Illustration pratique : dans une procédure écrite ordinaire devant le tribunal judiciaire, vous devrez soulever vos exceptions avant toute défense au fond par voie de conclusions. Le juge de la mise en état tranchera alors l’incident.
L’importance de soulever à temps les exceptions
Comme vous l’aurez compris, le respect des règles procédurales est essentiel à la validité des actes effectués devant les juridictions civiles. Soulever à temps une exception de procédure vous permet de faire sanctionner une irrégularité et d’obtenir, par exemple, l’annulation d’un acte de procédure comme une assignation viciée.
Mais attention, si vous invoquez tardivement une telle exception, vous vous exposez à un risque d’irrecevabilité et à une condamnation à des dommages et intérêts en cas d’intention dilatoire. Les juges seront d’ailleurs particulièrement vigilants face aux manœuvres visant à ralentir la procédure, surtout si l’ordre public est en jeu.
Bon à savoir : Si l’exception de procédure est accueillie, l’acte irrégulier sera annulé. Cette nullité peut s’étendre par voie de conséquence aux actes subséquents. Dans certains cas, le jugement rendu pourrait même être rétracté.
Autre point important : le sort des exceptions de procédure en cas d’incident de saisine. Selon les cas (radiation, péremption d’instance, désistement…), elles pourront ou non être à nouveau soulevées.
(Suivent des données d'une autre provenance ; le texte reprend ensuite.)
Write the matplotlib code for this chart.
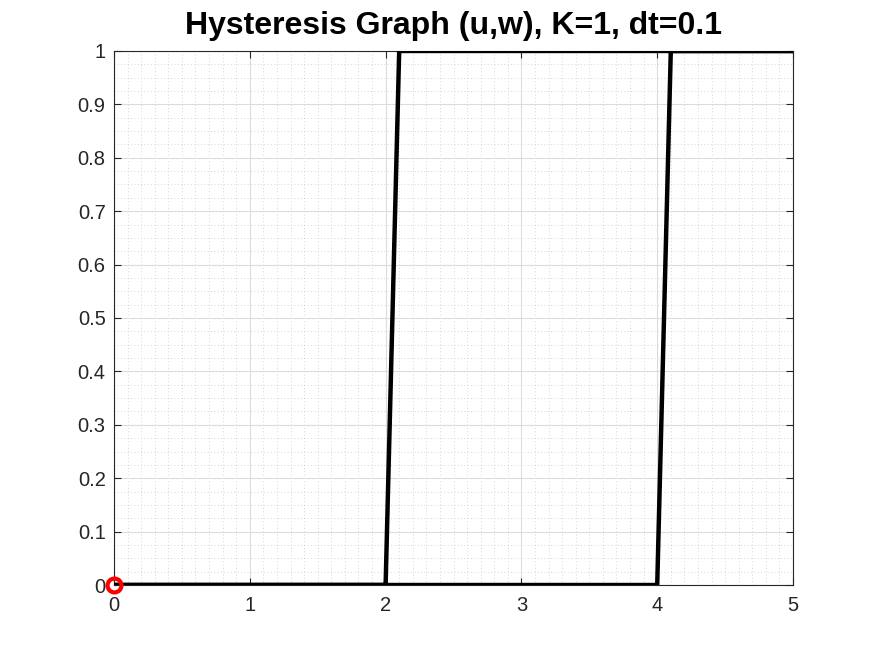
import numpy as np
import matplotlib
matplotlib.use('Agg')
import matplotlib.pyplot as plt
from matplotlib.ticker import MultipleLocator

# hysteresis path: u up 0 -> 5, then back down 5 -> 0
u_path = [0, 1, 2, 3, 4, 4.1, 5, 4, 3, 2.1, 2, 1, 0]
w_path = [0, 0, 0, 0, 0, 1, 1, 1, 1, 1, 0, 0, 0]
start_u = [0]
start_w = [0]

x_ticks = [0, 1, 2, 3, 4, 5]
y_ticks = [0, 0.1, 0.2, 0.3, 0.4, 0.5, 0.6, 0.7, 0.8, 0.9, 1]
y_labels = ['0', '0.1', '0.2', '0.3', '0.4', '0.5', '0.6', '0.7', '0.8', '0.9', '1']

plt.rcParams['font.family'] = ['Liberation Sans', 'DejaVu Sans']

fig = plt.figure(figsize=(8.75, 6.56), dpi=100)
ax = fig.add_axes([0.1303, 0.1082, 0.7760, 0.8141])

ax.plot(u_path, w_path, color='black', linewidth=3.2, zorder=3)
ax.plot(start_u, start_w, 'o', markersize=10, markerfacecolor='none',
        markeredgecolor='red', markeredgewidth=3, zorder=4, clip_on=False)

ax.set_xlim(0, 5)
ax.set_ylim(0, 1)
ax.set_xticks(x_ticks)
ax.set_xticklabels([str(t) for t in x_ticks])
ax.set_yticks(y_ticks)
ax.set_yticklabels(y_labels)
ax.xaxis.set_minor_locator(MultipleLocator(0.1))
ax.yaxis.set_minor_locator(MultipleLocator(0.025))

ax.grid(True, which='major', color='#dcdcdc', linewidth=0.8, linestyle='-')
ax.grid(True, which='minor', color='#c8c8c8', linewidth=0.6, linestyle=(0, (1, 3)))
ax.set_axisbelow(True)

ax.tick_params(which='both', direction='in', top=True, right=True,
               labelsize=14.5, colors='#262626', labelcolor='#262626')
ax.tick_params(which='major', length=5, width=0.8)
ax.tick_params(which='minor', length=0)
ax.tick_params(axis='x', pad=8)
ax.tick_params(axis='y', pad=6)
for s in ax.spines.values():
    s.set_color('#262626')
    s.set_linewidth(0.8)

ax.set_title('Hysteresis Graph (u,w), K=1, dt=0.1', fontsize=23,
             fontweight='bold', color='black', pad=12)

fig.savefig('out.png', dpi=100, facecolor='white')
Enfin, le régime des exceptions peut varier en fonction du type de procédure (orale, écrite, spéciale comme le référé) et de la juridiction saisie (tribunal judiciaire, conseil de prud’hommes…).
En définitive, les exceptions de procédure constituent un outil précieux entre les mains des plaideurs pour s’assurer du respect du Code de procédure civile et garantir leur droit à un procès équitable.
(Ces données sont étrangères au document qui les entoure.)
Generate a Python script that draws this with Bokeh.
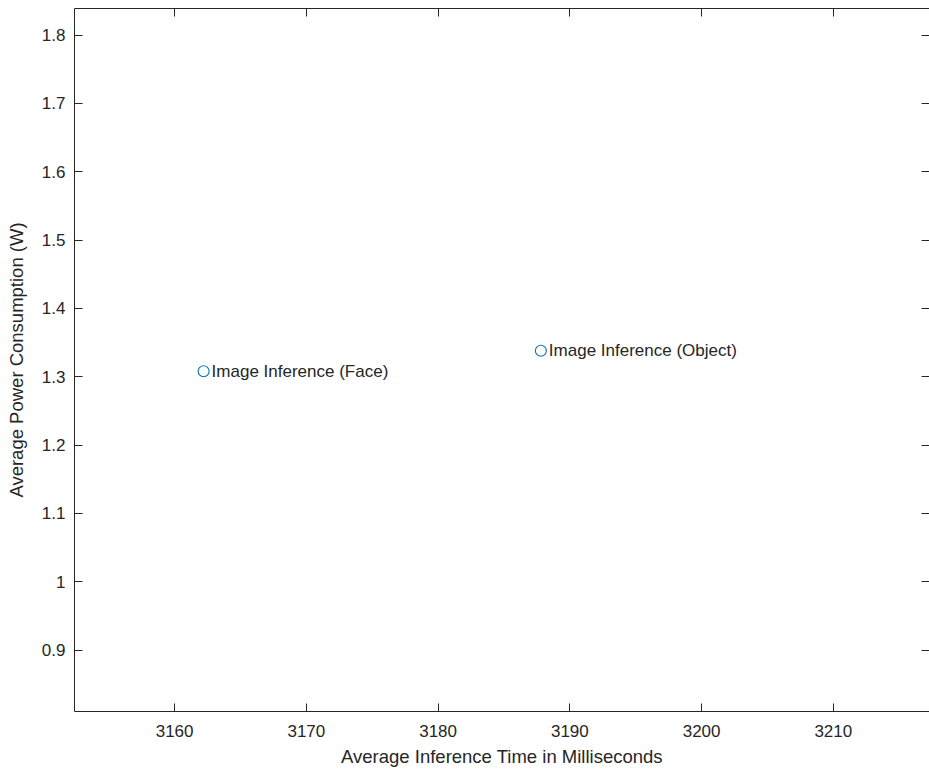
from bokeh.plotting import figure
from bokeh.models import (LinearAxis, FixedTicker, ColumnDataSource, Range1d,
                          CustomLabelingPolicy)
from bokeh.embed import file_html
from bokeh.resources import INLINE
from bokeh.core.properties import value

# Measured workloads: average inference time (ms) vs average power draw (W)
task_names = ["Image Inference (Face)", "Image Inference (Object)"]
inference_ms = [3162.2, 3187.8]
power_w = [1.308, 1.338]

x_ticks = [3160, 3170, 3180, 3190, 3200, 3210]
y_ticks = [0.9, 1.0, 1.1, 1.2, 1.3, 1.4, 1.5, 1.6, 1.7, 1.8]
y_tick_labels = {0.9: "0.9", 1.0: "1", 1.1: "1.1", 1.2: "1.2", 1.3: "1.3",
                 1.4: "1.4", 1.5: "1.5", 1.6: "1.6", 1.7: "1.7", 1.8: "1.8"}

FONT = "Liberation Sans"
INK = "#262626"
TICK_PX = "17px"

src = ColumnDataSource(dict(x=inference_ms, y=power_w, name=task_names))

p = figure(width=929, height=775, output_backend="svg", toolbar_location=None,
           x_range=Range1d(3152.4, 3217.3), y_range=Range1d(0.810, 1.839),
           min_border_left=74, min_border_right=0, min_border_top=8,
           min_border_bottom=64)
p.grid.visible = False
p.background_fill_color = "white"
p.border_fill_color = "white"
p.outline_line_color = None

# labelling policy that suppresses every tick label (used for the mirrored axes)
no_labels = CustomLabelingPolicy(code="""
    for (const i of indices) { indices.unset(i) }
    return indices
""")

def style_axis(ax, show_labels=True):
    ax.major_tick_in = 8
    ax.major_tick_out = 0
    ax.minor_tick_line_color = None
    ax.axis_line_color = INK
    ax.major_tick_line_color = INK
    ax.major_label_text_font = FONT
    ax.major_label_text_color = INK
    if show_labels:
        ax.major_label_text_font_size = TICK_PX
    else:
        ax.major_label_policy = no_labels
        ax.major_label_text_font_size = "0px"
        ax.major_label_standoff = 0

xa = p.xaxis[0]
xa.ticker = FixedTicker(ticks=x_ticks)
style_axis(xa)
xa.major_label_standoff = 13
xa.axis_label = "Average Inference Time in Milliseconds"
xa.axis_label_text_font = FONT
xa.axis_label_text_font_style = "normal"
xa.axis_label_text_font_size = "18.5px"
xa.axis_label_text_color = INK
xa.axis_label_standoff = 6

ya = p.yaxis[0]
ya.ticker = FixedTicker(ticks=y_ticks)
ya.major_label_overrides = y_tick_labels
style_axis(ya)
ya.major_label_standoff = 9
ya.axis_label = "Average Power Consumption (W)"
ya.axis_label_text_font = FONT
ya.axis_label_text_font_style = "normal"
ya.axis_label_text_font_size = "18.5px"
ya.axis_label_text_color = INK
ya.axis_label_standoff = 12

# mirrored inward ticks on the top and right edges of the box
top = LinearAxis(ticker=FixedTicker(ticks=x_ticks))
style_axis(top, show_labels=False)
p.add_layout(top, "above")
right = LinearAxis(ticker=FixedTicker(ticks=y_ticks))
style_axis(right, show_labels=False)
right.axis_line_color = None
p.add_layout(right, "right")

p.scatter("x", "y", source=src, marker="circle", size=11,
          fill_color=None, line_color="#0072BD", line_width=1.1)
p.text("x", "y", text="name", source=src, x_offset=8,
       text_font=value(FONT), text_font_size="17px", text_color=INK,
       text_align="left", text_baseline="middle")

open("out.html", "w").write(file_html(p, INLINE))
Bien les comprendre et les manier à bon escient vous permettra d’affronter sereinement tout litige porté devant les juridictions civiles, de la première instance jusqu’à la Cour de cassation.
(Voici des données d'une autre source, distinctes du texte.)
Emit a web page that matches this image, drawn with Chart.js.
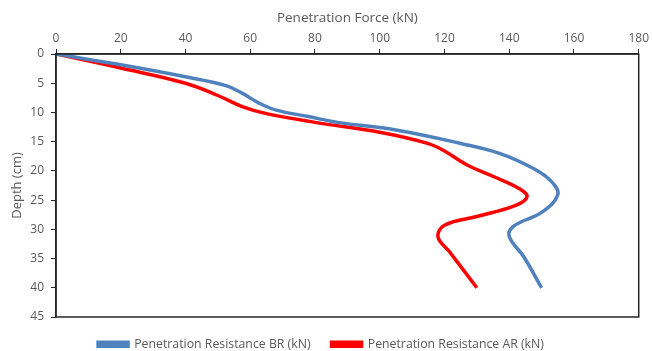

À noter : Avec la réforme de la procédure civile et le déploiement des tribunaux judiciaires en 2020, le régime des exceptions de procédure a connu quelques aménagements qu’il convient d’avoir à l’esprit.
L’essentiel à retenir
- Les exceptions de procédure sont des moyens de défense visant à faire sanctionner les irrégularités des actes de procédure. Elles se classent en quatre catégories : exceptions d’incompétence, de litispendance/connexité, dilatoires et de nullité.
- Les exceptions doivent en principe être soulevées avant toute défense au fond ou fin de non-recevoir, sous peine d’irrecevabilité. Le juge de la mise en état est généralement compétent pour en connaître.
- Bien comprendre et utiliser à bon escient les exceptions de procédure est essentiel pour faire respecter les règles du procès civil et garantir le droit à un procès équitable, de la première instance à la Cour de cassation.